The debate about the public wage bill is welcome, though it comes a year after it ought to have taken place. Soon after the 2013 elections, an intense battle was witnessed between the Salaries and Remuneration Commission and MPs over the latter’s pay.

That should have been the time to set the policies to rein in the public wage bill. The Executive stayed away from the tussle and failed to offer leadership, and MPs had their way.

Public servants in Kenya belong largely to two categories — the senior ones who are grossly pampered and the others who can hardly make ends meet. Asking the latter to accept pay cuts would be unfair. For the top echelons, these cuts are just a small dent to their earnings. They earn all manner of allowances.

Addressing the huge wage bill through voluntary salary cuts is unlikely to yield much. A remuneration policy should be formulated to guide public sector salaries and check the inequalities perpetuated by the system.

A better approach to reducing and controlling the wage bill is to stop the many ways through which public resources are lost — corruption, imprests and allowances.

Corruption is pervasive in the public sector. Ghost workers, for example, can only be created and exist through corruption. Weeding them out is not enough. Those responsible for their existence should be punished and forced to pay what has been lost.

The system of allowances in public service should be revisited. The so-called sitting allowances are unjustifiable when an employee is on a salary. It amounts to double payment and should be abolished.

For instance, public officers who serve in ad hoc commissions and various task forces receive honoraria of varying amounts. Nothing can be done by task forces without this allowance.

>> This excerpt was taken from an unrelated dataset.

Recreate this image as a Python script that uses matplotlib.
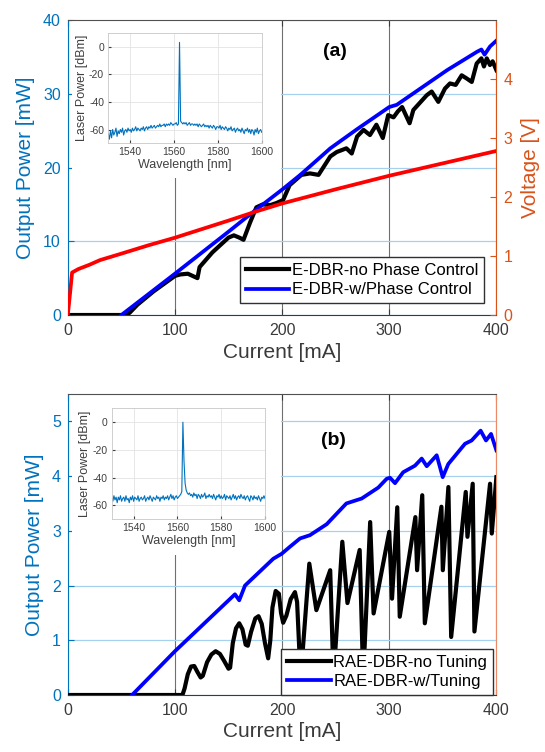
import numpy as np
import matplotlib.pyplot as plt
from matplotlib.patches import Rectangle

plt.rcParams['font.family'] = ['Liberation Sans', 'DejaVu Sans']
plt.rcParams['axes.unicode_minus'] = False

# ---------- panel (a): E-DBR ----------
cur_a_nophase = [0, 55, 58, 65, 80, 100, 105, 112, 118, 121, 123, 135, 150, 155, 160, 164,
                 170, 176, 182, 189, 195, 201, 207, 218, 226, 234, 245, 251, 260, 265, 270,
                 276, 282, 288, 294, 299, 304, 308, 312, 319, 322.5, 330, 335, 339.6, 345.8,
                 352, 356.7, 362, 367.6, 372, 377, 381.6, 386, 388.4, 391, 394, 396.5, 400]
pow_a_nophase = [0, 0, 0.35, 1.4, 3.2, 5.3, 5.5, 5.6, 5.2, 5.0, 6.5, 8.5, 10.5, 10.8, 10.5, 10.2,
                 12.5, 14.6, 15.0, 14.9, 15.2, 15.6, 17.6, 19.0, 19.2, 19.0, 21.5, 22.1, 22.6, 21.9, 24.2,
                 25.1, 24.4, 25.8, 24.0, 27.1, 26.8, 27.6, 28.2, 26.0, 27.8, 29.0, 29.8, 30.3, 28.9,
                 30.7, 31.4, 31.2, 32.5, 32.1, 31.6, 34.1, 34.8, 33.7, 34.8, 33.9, 34.4, 33.2]

cur_a_phase = [50, 100, 150, 175, 200, 217, 245, 270, 300, 307, 325, 354, 382, 386, 389, 394, 400]
pow_a_phase = [0, 5.6, 11.3, 14.2, 17.0, 19.0, 22.6, 25.2, 28.2, 28.5, 30.3, 33.2, 35.7, 36.0, 35.3, 36.4, 37.2]

cur_a_volt = [0, 2, 4, 10, 20, 30, 50, 75, 100, 150, 175, 200, 250, 300, 350, 400]
volt_a = [0, 0.35, 0.72, 0.78, 0.85, 0.93, 1.04, 1.18, 1.31, 1.60, 1.75, 1.89, 2.13, 2.36, 2.57, 2.78]

# ---------- panel (b): RAE-DBR ----------
cur_b_notune = [0, 107, 109, 112, 115, 118, 121, 124, 126, 130, 134, 138, 142, 146, 150,
                151.5, 154, 157, 160, 163, 166, 168, 171, 175, 178, 181, 184, 187, 189, 191,
                194, 197, 199, 201, 204, 208, 212, 214, 217.3, 225.4, 232, 244.9, 248, 256.2,
                261, 272.4, 275.7, 282.2, 285.4, 300, 302.6, 307.5, 309.8, 324.4, 326, 330.8,
                333.2, 348.7, 350, 355.2, 357.8, 371.4, 373, 377.9, 379.5, 394.1, 395.7, 400]
pow_b_notune = [0, 0, 0.12, 0.38, 0.52, 0.53, 0.42, 0.32, 0.35, 0.6, 0.74, 0.8, 0.75, 0.62, 0.48,
                0.5, 0.95, 1.22, 1.31, 1.2, 0.92, 0.9, 1.15, 1.4, 1.44, 1.3, 0.95, 0.67, 1.0, 1.6,
                1.9, 1.85, 1.5, 1.32, 1.45, 1.75, 1.88, 1.7, 0.3, 2.40, 1.55, 2.28, 0.3, 2.80,
                1.68, 2.65, 0.3, 3.16, 1.49, 2.98, 1.76, 3.43, 1.43, 3.25, 2.28, 3.65,
                1.31, 3.44, 2.28, 3.80, 1.06, 3.71, 2.89, 3.86, 1.16, 3.86, 2.95, 3.98]

cur_b_tune = [60, 100, 156, 160, 165.4, 191.8, 199.6, 207.4, 216.7, 226, 241.6, 260, 274.3,
              289.8, 297.6, 300.7, 305.4, 313, 324, 330.3, 335, 344.3, 349.9, 355.1, 370.7,
              376.9, 385.3, 390.3, 395, 400]
pow_b_tune = [0, 0.8, 1.84, 1.73, 2.0, 2.49, 2.58, 2.71, 2.86, 2.92, 3.12, 3.50, 3.59,
              3.79, 3.95, 3.97, 3.87, 4.07, 4.19, 4.32, 4.18, 4.38, 3.98, 4.22, 4.59,
              4.65, 4.83, 4.65, 4.77, 4.47]

# ---------- inset spectra, 0.5 nm steps from 1530 to 1600 nm ----------
wl = np.linspace(1530, 1600, 141)
spec_a = [-63, -67, -61, -66, -60, -64, -62, -59, -65, -61,
          -63, -60, -62, -59, -64, -61, -60, -62, -59, -61,
          -60, -62, -59, -61, -60, -58, -61, -59, -60, -61,
          -59, -60, -58, -61, -59, -58, -60, -58, -59, -57,
          -59, -58, -57, -59, -58, -57, -58, -56, -58, -57,
          -57, -56, -58, -56, -57, -56, -57, -55, -56, -57,
          -56, -56, -55, -57, -56, 3, -54, -55, -56, -55,
          -56, -55, -57, -56, -55, -57, -56, -56, -57, -56,
          -57, -56, -58, -56, -57, -58, -57, -56, -58, -57,
          -58, -57, -59, -57, -58, -59, -57, -58, -60, -58,
          -58, -59, -57, -60, -58, -59, -60, -58, -59, -61,
          -59, -60, -58, -61, -60, -59, -62, -60, -59, -61,
          -60, -62, -59, -61, -63, -60, -61, -59, -62, -60,
          -63, -60, -61, -64, -60, -62, -59, -63, -61, -60,
          -62]
spec_b = [-55, -57, -53, -56, -54, -58, -54, -56, -53, -57,
          -55, -54, -57, -53, -56, -55, -58, -54, -56, -53,
          -57, -54, -55, -56, -53, -57, -55, -54, -56, -55,
          -53, -57, -55, -54, -56, -53, -55, -57, -54, -55,
          -56, -53, -55, -54, -57, -54, -55, -53, -56, -54,
          -55, -53, -56, -54, -52, -55, -53, -56, -54, -53,
          -55, -54, -53, -52, -50, 0, -28, -44, -49, -51,
          -52, -51, -53, -52, -54, -51, -53, -52, -55, -52,
          -53, -55, -52, -54, -53, -51, -55, -53, -54, -52,
          -54, -53, -55, -52, -54, -56, -53, -54, -52, -55,
          -53, -55, -54, -52, -56, -53, -54, -55, -53, -56,
          -54, -52, -55, -53, -56, -54, -53, -55, -52, -54,
          -55, -53, -56, -54, -53, -55, -57, -53, -54, -56,
          -53, -55, -54, -56, -53, -55, -57, -54, -55, -53,
          -55]

cur_ticks = [0, 100, 200, 300, 400]

mblue = '#0072BD'
morange = '#D95319'
dark = '#3a3a3a'

fig = plt.figure(figsize=(5.45, 7.52), dpi=100)


def style_main(ax, ymax, yticks, right_color):
    ax.set_xlim(0, 400)
    ax.set_ylim(0, ymax)
    ax.set_xticks(cur_ticks)
    ax.set_yticks(yticks)
    ax.set_axisbelow(True)
    ax.xaxis.grid(True, color='#707070', lw=0.8)
    ax.yaxis.grid(True, color='#a6d0ec', lw=0.9)
    ax.tick_params(axis='x', direction='in', top=True, length=4, labelsize=11.5,
                   colors=dark, pad=6)
    ax.tick_params(axis='y', direction='in', length=4, labelsize=11.5,
                   colors=mblue, pad=5)
    ax.spines['left'].set_color(mblue)
    ax.spines['right'].set_color(right_color)
    ax.spines['top'].set_color('#505050')
    ax.spines['bottom'].set_color(dark)
    for s in ax.spines.values():
        s.set_linewidth(0.8)
    ax.set_xlabel('Current [mA]', fontsize=15, color=dark, labelpad=3)
    ax.set_ylabel('Output Power [mW]', fontsize=15, color=mblue, labelpad=6)
    # white area behind the inset spectrum
    ax.add_patch(Rectangle((0.01, 0.465), 0.487, 0.535, transform=ax.transAxes,
                           facecolor='white', edgecolor='none', zorder=1))


def style_inset(ax, spec):
    ax.plot(wl, spec, color=mblue, lw=0.8)
    ax.set_xlim(1530, 1600)
    ax.set_ylim(-70, 10)
    ax.set_xticks([1540, 1560, 1580, 1600])
    ax.set_yticks([-60, -40, -20, 0])
    ax.grid(True, color='#e3e3e3', lw=0.6)
    ax.tick_params(direction='in', length=2, labelsize=7.5, colors='#404040', pad=3)
    for s in ax.spines.values():
        s.set_color('#c8c8c8')
        s.set_linewidth(0.6)
    ax.set_xlabel('Wavelength [nm]', fontsize=9, color='#404040', labelpad=1)
    ax.set_ylabel('Laser Power [dBm]', fontsize=9, color='#404040', labelpad=1)


leg_kw = dict(fontsize=12, loc='lower right', frameon=True, fancybox=False,
              framealpha=1, edgecolor='#303030', borderaxespad=0, handlelength=2.6,
              handletextpad=0.15, labelspacing=0.25, borderpad=0.35)

# ===== (a) =====
ax1 = fig.add_axes([0.1244, 0.5811, 0.7864, 0.3923])
style_main(ax1, 40, [0, 10, 20, 30, 40], morange)
l1, = ax1.plot(cur_a_nophase, pow_a_nophase, color='black', lw=3.0,
               solid_joinstyle='round', zorder=3, label='E-DBR-no Phase Control')
l2, = ax1.plot(cur_a_phase, pow_a_phase, color='#0000ff', lw=2.7,
               solid_joinstyle='round', zorder=3, label='E-DBR-w/Phase Control')
ax1.text(249, 35.7, '(a)', fontsize=14, fontweight='bold', ha='center', va='center')

ax1r = ax1.twinx()
ax1r.plot(cur_a_volt, volt_a, color='#ff0000', lw=2.7, solid_joinstyle='round')
ax1r.set_ylim(0, 4.999)
ax1r.set_yticks([0, 1, 2, 3, 4])
ax1r.tick_params(axis='y', direction='in', length=4, labelsize=11.5, colors=morange, pad=5)
ax1r.set_ylabel('Voltage [V]', fontsize=15, color=morange, labelpad=6)
for s in ax1r.spines.values():
    s.set_visible(False)
ax1.legend(handles=[l1, l2], bbox_to_anchor=(0.9706, 0.0397), **leg_kw).set_zorder(5)

ins_a = fig.add_axes([0.1987, 0.8094, 0.2815, 0.1471])
style_inset(ins_a, spec_a)

# ===== (b) =====
ax2 = fig.add_axes([0.1244, 0.0758, 0.7864, 0.4003])
style_main(ax2, 5.5, [0, 1, 2, 3, 4, 5], '#ea8a66')
l3, = ax2.plot(cur_b_notune, pow_b_notune, color='black', lw=3.0,
               solid_joinstyle='round', zorder=3, label='RAE-DBR-no Tuning')
l4, = ax2.plot(cur_b_tune, pow_b_tune, color='#0000ff', lw=2.7,
               solid_joinstyle='round', zorder=3, label='RAE-DBR-w/Tuning')
ax2.text(248, 4.65, '(b)', fontsize=14, fontweight='bold', ha='center', va='center')
ax2.legend(handles=[l3, l4], bbox_to_anchor=(0.9918, 0.0), **leg_kw).set_zorder(5)

ins_b = fig.add_axes([0.205, 0.3094, 0.2813, 0.1476])
style_inset(ins_b, spec_b)

fig.savefig('out.png', dpi=100)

It is an incentive to serve in these capacities and an important source of patronage as senior staff use their positions to confer direct benefits to those they favour.

SPECIAL DUTIES
In an assignment that lasts several months, a public officer will make every month in excess of his or her monthly salary. Staff who serve in temporary commissions and task forces are doing what they are employed to do. While they discharge these “special” duties, they are unavailable to do their day-to-day work.

There are other allowances the public should not be funding such as gymnasium and sports club membership. In a country struggling to provide the most basic of services to its population, it is unjustifiable and immoral to spend public money on issues that are not essential for the discharge of official functions.

The entire benefits system built around what an officer earns should be scrutinised to determine what constitutes matters of personal comfort.

The recent auditors report raised issues about imprest accounting. This is but the tip of the iceberg. Imprests have become a source of slush funds for senior government officials to use virtually as they wish. All that is required is approval within the system and documents to support this expenditure.

The system is so loose that it has been consistently abused through forged accounting documents.

The rules governing the process of acquiring imprests are very clear and stringent. First none should be processed for a person with another outstanding one. Secondly, the imprest should be retired within 48 hours upon return from official duty.

Lastly, unretired imprest is recoverable in full from the salary of the holder. That an audit would find unretired imprest running into years shows clear dereliction of duty that should be punished.

The President has trained his focus on salary cuts to manage the public wage bill, but the devil is in the undue allowances granted to public servants.